- _STORED DATA_
-----

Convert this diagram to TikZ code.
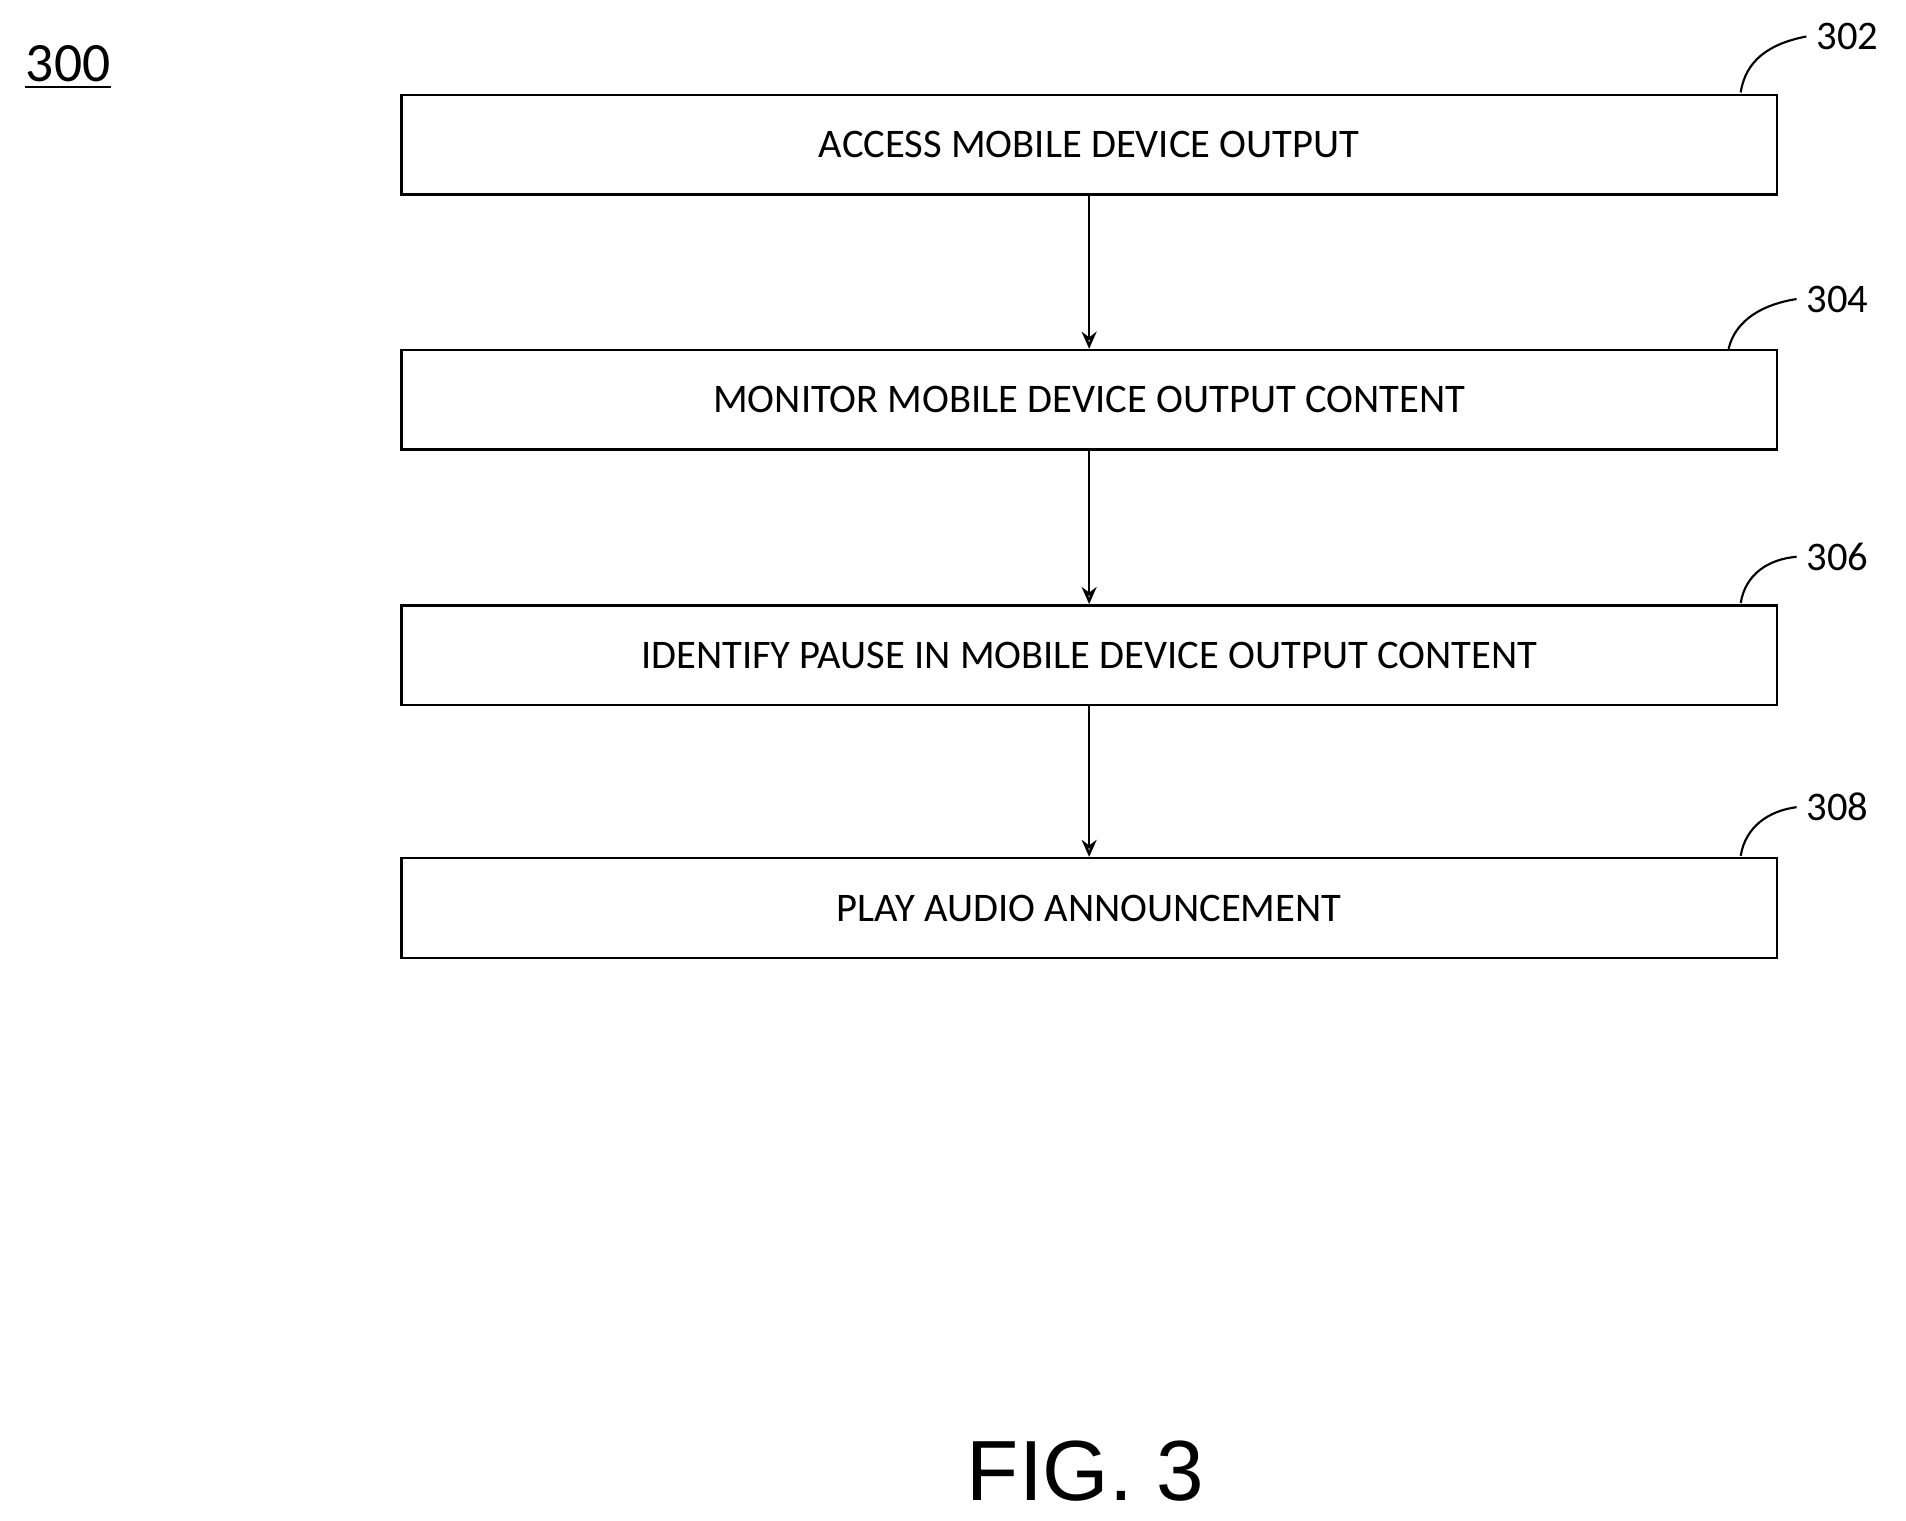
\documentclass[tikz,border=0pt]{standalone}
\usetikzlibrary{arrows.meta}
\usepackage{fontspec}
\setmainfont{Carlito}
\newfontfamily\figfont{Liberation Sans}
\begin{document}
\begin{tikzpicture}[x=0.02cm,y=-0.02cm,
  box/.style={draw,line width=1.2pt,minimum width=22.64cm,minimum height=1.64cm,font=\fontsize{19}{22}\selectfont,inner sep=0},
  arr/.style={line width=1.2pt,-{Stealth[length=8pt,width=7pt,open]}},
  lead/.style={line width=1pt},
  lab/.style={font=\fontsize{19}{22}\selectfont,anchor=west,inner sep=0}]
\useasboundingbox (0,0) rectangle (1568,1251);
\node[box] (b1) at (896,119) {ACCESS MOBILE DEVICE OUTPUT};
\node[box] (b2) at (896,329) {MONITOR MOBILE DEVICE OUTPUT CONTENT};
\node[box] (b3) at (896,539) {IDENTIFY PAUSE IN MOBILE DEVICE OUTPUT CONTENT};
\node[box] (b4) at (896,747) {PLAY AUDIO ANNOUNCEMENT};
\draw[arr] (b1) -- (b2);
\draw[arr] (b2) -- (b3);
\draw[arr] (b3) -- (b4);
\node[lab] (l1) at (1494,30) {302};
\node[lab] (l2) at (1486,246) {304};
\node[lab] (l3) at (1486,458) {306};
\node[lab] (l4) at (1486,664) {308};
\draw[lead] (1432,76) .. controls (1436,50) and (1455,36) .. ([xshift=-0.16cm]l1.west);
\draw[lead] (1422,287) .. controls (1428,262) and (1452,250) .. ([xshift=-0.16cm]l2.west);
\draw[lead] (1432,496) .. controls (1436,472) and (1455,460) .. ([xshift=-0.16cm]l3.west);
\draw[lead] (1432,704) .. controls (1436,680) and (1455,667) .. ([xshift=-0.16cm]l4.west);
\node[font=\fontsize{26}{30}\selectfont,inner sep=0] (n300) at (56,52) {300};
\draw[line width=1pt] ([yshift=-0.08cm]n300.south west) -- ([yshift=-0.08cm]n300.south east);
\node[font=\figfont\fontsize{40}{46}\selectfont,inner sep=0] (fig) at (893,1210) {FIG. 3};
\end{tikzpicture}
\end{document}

-----

- _DIRECTIVE_
Extract every line of the data exactly; pictures stay out.

- _ANSWER TO THIS TASK_
Convert this diagram to TikZ code.
\documentclass[tikz,border=0pt]{standalone}
\usetikzlibrary{arrows.meta}
\usepackage{fontspec}
\setmainfont{Carlito}
\newfontfamily\figfont{Liberation Sans}
\begin{document}
\begin{tikzpicture}[x=0.02cm,y=-0.02cm,
  box/.style={draw,line width=1.2pt,minimum width=22.64cm,minimum height=1.64cm,font=\fontsize{19}{22}\selectfont,inner sep=0},
  arr/.style={line width=1.2pt,-{Stealth[length=8pt,width=7pt,open]}},
  lead/.style={line width=1pt},
  lab/.style={font=\fontsize{19}{22}\selectfont,anchor=west,inner sep=0}]
\useasboundingbox (0,0) rectangle (1568,1251);
\node[box] (b1) at (896,119) {ACCESS MOBILE DEVICE OUTPUT};
\node[box] (b2) at (896,329) {MONITOR MOBILE DEVICE OUTPUT CONTENT};
\node[box] (b3) at (896,539) {IDENTIFY PAUSE IN MOBILE DEVICE OUTPUT CONTENT};
\node[box] (b4) at (896,747) {PLAY AUDIO ANNOUNCEMENT};
\draw[arr] (b1) -- (b2);
\draw[arr] (b2) -- (b3);
\draw[arr] (b3) -- (b4);
\node[lab] (l1) at (1494,30) {302};
\node[lab] (l2) at (1486,246) {304};
\node[lab] (l3) at (1486,458) {306};
\node[lab] (l4) at (1486,664) {308};
\draw[lead] (1432,76) .. controls (1436,50) and (1455,36) .. ([xshift=-0.16cm]l1.west);
\draw[lead] (1422,287) .. controls (1428,262) and (1452,250) .. ([xshift=-0.16cm]l2.west);
\draw[lead] (1432,496) .. controls (1436,472) and (1455,460) .. ([xshift=-0.16cm]l3.west);
\draw[lead] (1432,704) .. controls (1436,680) and (1455,667) .. ([xshift=-0.16cm]l4.west);
\node[font=\fontsize{26}{30}\selectfont,inner sep=0] (n300) at (56,52) {300};
\draw[line width=1pt] ([yshift=-0.08cm]n300.south west) -- ([yshift=-0.08cm]n300.south east);
\node[font=\figfont\fontsize{40}{46}\selectfont,inner sep=0] (fig) at (893,1210) {FIG. 3};
\end{tikzpicture}
\end{document}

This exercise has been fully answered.